Start of The records

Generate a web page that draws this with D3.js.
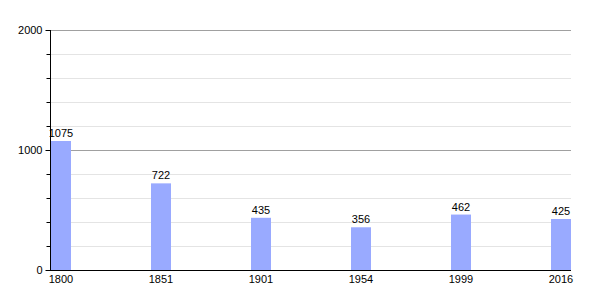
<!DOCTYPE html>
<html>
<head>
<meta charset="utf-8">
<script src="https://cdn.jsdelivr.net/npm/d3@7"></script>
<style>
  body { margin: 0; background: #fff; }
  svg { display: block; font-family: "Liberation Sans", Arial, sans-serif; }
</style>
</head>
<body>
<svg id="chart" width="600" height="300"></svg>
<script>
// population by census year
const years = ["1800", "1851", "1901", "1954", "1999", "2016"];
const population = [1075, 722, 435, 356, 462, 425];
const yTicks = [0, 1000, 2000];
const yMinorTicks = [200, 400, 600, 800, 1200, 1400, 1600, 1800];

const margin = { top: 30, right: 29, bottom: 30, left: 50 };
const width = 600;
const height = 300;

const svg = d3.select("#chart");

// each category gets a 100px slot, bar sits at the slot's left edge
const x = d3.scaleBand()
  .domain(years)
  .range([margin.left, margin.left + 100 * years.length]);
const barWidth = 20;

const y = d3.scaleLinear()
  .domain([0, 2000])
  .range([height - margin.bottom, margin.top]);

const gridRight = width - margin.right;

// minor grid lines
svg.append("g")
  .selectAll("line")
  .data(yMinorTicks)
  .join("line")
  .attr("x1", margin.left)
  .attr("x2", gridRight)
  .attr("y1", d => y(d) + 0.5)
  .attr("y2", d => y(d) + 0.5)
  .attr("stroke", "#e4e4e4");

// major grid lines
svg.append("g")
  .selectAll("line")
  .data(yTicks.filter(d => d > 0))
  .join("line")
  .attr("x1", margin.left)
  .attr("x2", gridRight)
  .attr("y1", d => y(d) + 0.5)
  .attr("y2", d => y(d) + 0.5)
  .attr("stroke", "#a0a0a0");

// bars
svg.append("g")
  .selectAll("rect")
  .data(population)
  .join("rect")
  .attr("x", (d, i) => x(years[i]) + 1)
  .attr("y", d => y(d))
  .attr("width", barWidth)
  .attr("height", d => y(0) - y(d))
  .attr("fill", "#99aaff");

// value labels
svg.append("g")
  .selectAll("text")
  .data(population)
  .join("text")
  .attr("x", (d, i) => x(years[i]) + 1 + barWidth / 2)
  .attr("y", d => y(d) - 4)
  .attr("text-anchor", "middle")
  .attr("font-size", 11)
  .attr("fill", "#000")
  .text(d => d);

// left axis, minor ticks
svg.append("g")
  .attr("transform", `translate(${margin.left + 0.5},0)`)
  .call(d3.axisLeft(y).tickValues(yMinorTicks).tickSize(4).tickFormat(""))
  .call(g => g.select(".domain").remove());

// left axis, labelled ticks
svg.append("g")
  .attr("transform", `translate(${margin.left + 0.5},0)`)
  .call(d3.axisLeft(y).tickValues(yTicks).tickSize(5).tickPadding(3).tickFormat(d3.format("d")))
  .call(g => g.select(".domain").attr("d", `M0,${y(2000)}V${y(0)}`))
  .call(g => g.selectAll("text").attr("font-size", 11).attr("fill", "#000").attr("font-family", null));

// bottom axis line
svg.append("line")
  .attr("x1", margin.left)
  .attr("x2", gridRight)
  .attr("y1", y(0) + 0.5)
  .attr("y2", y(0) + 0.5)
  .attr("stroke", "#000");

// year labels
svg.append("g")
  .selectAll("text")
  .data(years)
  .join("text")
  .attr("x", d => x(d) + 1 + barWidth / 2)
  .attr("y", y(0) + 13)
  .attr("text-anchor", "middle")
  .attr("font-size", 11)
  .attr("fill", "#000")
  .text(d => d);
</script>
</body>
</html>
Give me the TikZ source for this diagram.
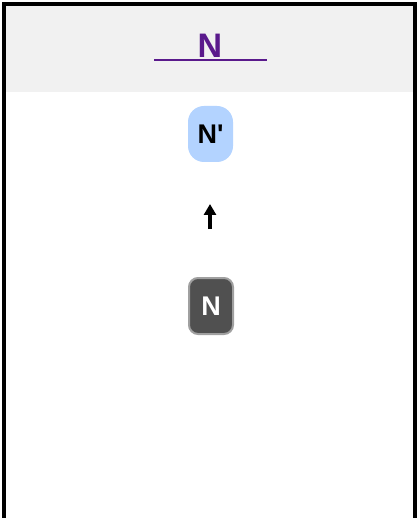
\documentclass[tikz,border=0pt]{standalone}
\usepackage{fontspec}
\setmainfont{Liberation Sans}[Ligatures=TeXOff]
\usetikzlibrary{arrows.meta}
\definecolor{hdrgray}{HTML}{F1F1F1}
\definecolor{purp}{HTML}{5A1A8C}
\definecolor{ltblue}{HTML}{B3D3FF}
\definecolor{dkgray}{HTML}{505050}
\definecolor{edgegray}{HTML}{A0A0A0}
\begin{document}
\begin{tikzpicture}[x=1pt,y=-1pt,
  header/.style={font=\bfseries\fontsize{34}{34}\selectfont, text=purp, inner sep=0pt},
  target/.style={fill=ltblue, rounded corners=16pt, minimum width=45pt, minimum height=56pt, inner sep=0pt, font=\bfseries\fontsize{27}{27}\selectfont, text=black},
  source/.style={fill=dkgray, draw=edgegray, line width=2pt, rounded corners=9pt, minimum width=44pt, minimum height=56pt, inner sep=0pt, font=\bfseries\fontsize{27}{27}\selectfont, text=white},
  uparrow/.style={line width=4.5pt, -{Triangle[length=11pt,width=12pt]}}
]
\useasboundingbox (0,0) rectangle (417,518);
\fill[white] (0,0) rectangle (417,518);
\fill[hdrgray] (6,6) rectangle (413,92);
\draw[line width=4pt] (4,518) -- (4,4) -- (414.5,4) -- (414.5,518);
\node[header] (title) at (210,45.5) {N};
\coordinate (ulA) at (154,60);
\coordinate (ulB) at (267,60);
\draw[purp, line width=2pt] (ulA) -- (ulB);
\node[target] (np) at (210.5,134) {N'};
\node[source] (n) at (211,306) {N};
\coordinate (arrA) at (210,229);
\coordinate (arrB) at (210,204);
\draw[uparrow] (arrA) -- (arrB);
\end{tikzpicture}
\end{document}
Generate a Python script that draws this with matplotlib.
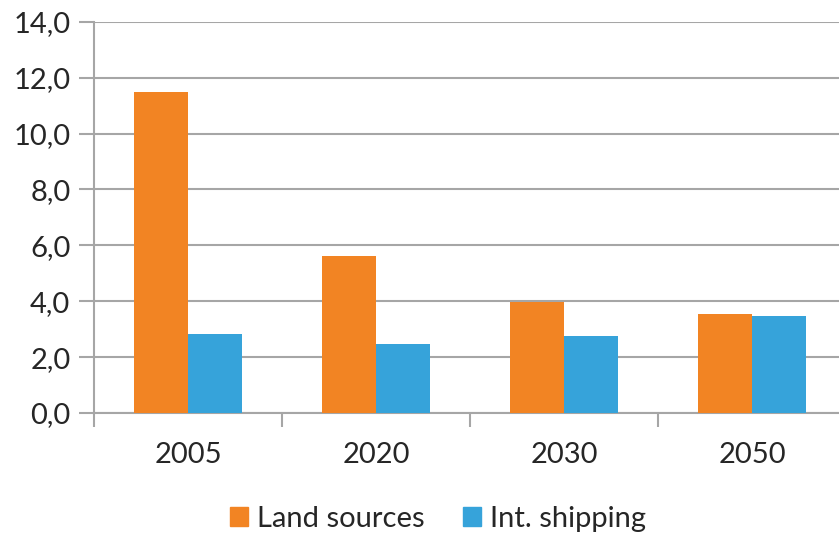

End of The records

- What is expected
Every entry above needs to be retyped exactly; drop the pictures.

- Expected answer
Generate a web page that draws this with D3.js.
<!DOCTYPE html>
<html>
<head>
<meta charset="utf-8">
<script src="https://cdn.jsdelivr.net/npm/d3@7"></script>
<style>
  body { margin: 0; background: #fff; }
  svg { display: block; font-family: "Liberation Sans", Arial, sans-serif; }
</style>
</head>
<body>
<svg id="chart" width="600" height="300"></svg>
<script>
// population by census year
const years = ["1800", "1851", "1901", "1954", "1999", "2016"];
const population = [1075, 722, 435, 356, 462, 425];
const yTicks = [0, 1000, 2000];
const yMinorTicks = [200, 400, 600, 800, 1200, 1400, 1600, 1800];

const margin = { top: 30, right: 29, bottom: 30, left: 50 };
const width = 600;
const height = 300;

const svg = d3.select("#chart");

// each category gets a 100px slot, bar sits at the slot's left edge
const x = d3.scaleBand()
  .domain(years)
  .range([margin.left, margin.left + 100 * years.length]);
const barWidth = 20;

const y = d3.scaleLinear()
  .domain([0, 2000])
  .range([height - margin.bottom, margin.top]);

const gridRight = width - margin.right;

// minor grid lines
svg.append("g")
  .selectAll("line")
  .data(yMinorTicks)
  .join("line")
  .attr("x1", margin.left)
  .attr("x2", gridRight)
  .attr("y1", d => y(d) + 0.5)
  .attr("y2", d => y(d) + 0.5)
  .attr("stroke", "#e4e4e4");

// major grid lines
svg.append("g")
  .selectAll("line")
  .data(yTicks.filter(d => d > 0))
  .join("line")
  .attr("x1", margin.left)
  .attr("x2", gridRight)
  .attr("y1", d => y(d) + 0.5)
  .attr("y2", d => y(d) + 0.5)
  .attr("stroke", "#a0a0a0");

// bars
svg.append("g")
  .selectAll("rect")
  .data(population)
  .join("rect")
  .attr("x", (d, i) => x(years[i]) + 1)
  .attr("y", d => y(d))
  .attr("width", barWidth)
  .attr("height", d => y(0) - y(d))
  .attr("fill", "#99aaff");

// value labels
svg.append("g")
  .selectAll("text")
  .data(population)
  .join("text")
  .attr("x", (d, i) => x(years[i]) + 1 + barWidth / 2)
  .attr("y", d => y(d) - 4)
  .attr("text-anchor", "middle")
  .attr("font-size", 11)
  .attr("fill", "#000")
  .text(d => d);

// left axis, minor ticks
svg.append("g")
  .attr("transform", `translate(${margin.left + 0.5},0)`)
  .call(d3.axisLeft(y).tickValues(yMinorTicks).tickSize(4).tickFormat(""))
  .call(g => g.select(".domain").remove());

// left axis, labelled ticks
svg.append("g")
  .attr("transform", `translate(${margin.left + 0.5},0)`)
  .call(d3.axisLeft(y).tickValues(yTicks).tickSize(5).tickPadding(3).tickFormat(d3.format("d")))
  .call(g => g.select(".domain").attr("d", `M0,${y(2000)}V${y(0)}`))
  .call(g => g.selectAll("text").attr("font-size", 11).attr("fill", "#000").attr("font-family", null));

// bottom axis line
svg.append("line")
  .attr("x1", margin.left)
  .attr("x2", gridRight)
  .attr("y1", y(0) + 0.5)
  .attr("y2", y(0) + 0.5)
  .attr("stroke", "#000");

// year labels
svg.append("g")
  .selectAll("text")
  .data(years)
  .join("text")
  .attr("x", d => x(d) + 1 + barWidth / 2)
  .attr("y", y(0) + 13)
  .attr("text-anchor", "middle")
  .attr("font-size", 11)
  .attr("fill", "#000")
  .text(d => d);
</script>
</body>
</html>
Give me the TikZ source for this diagram.
\documentclass[tikz,border=0pt]{standalone}
\usepackage{fontspec}
\setmainfont{Liberation Sans}[Ligatures=TeXOff]
\usetikzlibrary{arrows.meta}
\definecolor{hdrgray}{HTML}{F1F1F1}
\definecolor{purp}{HTML}{5A1A8C}
\definecolor{ltblue}{HTML}{B3D3FF}
\definecolor{dkgray}{HTML}{505050}
\definecolor{edgegray}{HTML}{A0A0A0}
\begin{document}
\begin{tikzpicture}[x=1pt,y=-1pt,
  header/.style={font=\bfseries\fontsize{34}{34}\selectfont, text=purp, inner sep=0pt},
  target/.style={fill=ltblue, rounded corners=16pt, minimum width=45pt, minimum height=56pt, inner sep=0pt, font=\bfseries\fontsize{27}{27}\selectfont, text=black},
  source/.style={fill=dkgray, draw=edgegray, line width=2pt, rounded corners=9pt, minimum width=44pt, minimum height=56pt, inner sep=0pt, font=\bfseries\fontsize{27}{27}\selectfont, text=white},
  uparrow/.style={line width=4.5pt, -{Triangle[length=11pt,width=12pt]}}
]
\useasboundingbox (0,0) rectangle (417,518);
\fill[white] (0,0) rectangle (417,518);
\fill[hdrgray] (6,6) rectangle (413,92);
\draw[line width=4pt] (4,518) -- (4,4) -- (414.5,4) -- (414.5,518);
\node[header] (title) at (210,45.5) {N};
\coordinate (ulA) at (154,60);
\coordinate (ulB) at (267,60);
\draw[purp, line width=2pt] (ulA) -- (ulB);
\node[target] (np) at (210.5,134) {N'};
\node[source] (n) at (211,306) {N};
\coordinate (arrA) at (210,229);
\coordinate (arrB) at (210,204);
\draw[uparrow] (arrA) -- (arrB);
\end{tikzpicture}
\end{document}
Generate a Python script that draws this with matplotlib.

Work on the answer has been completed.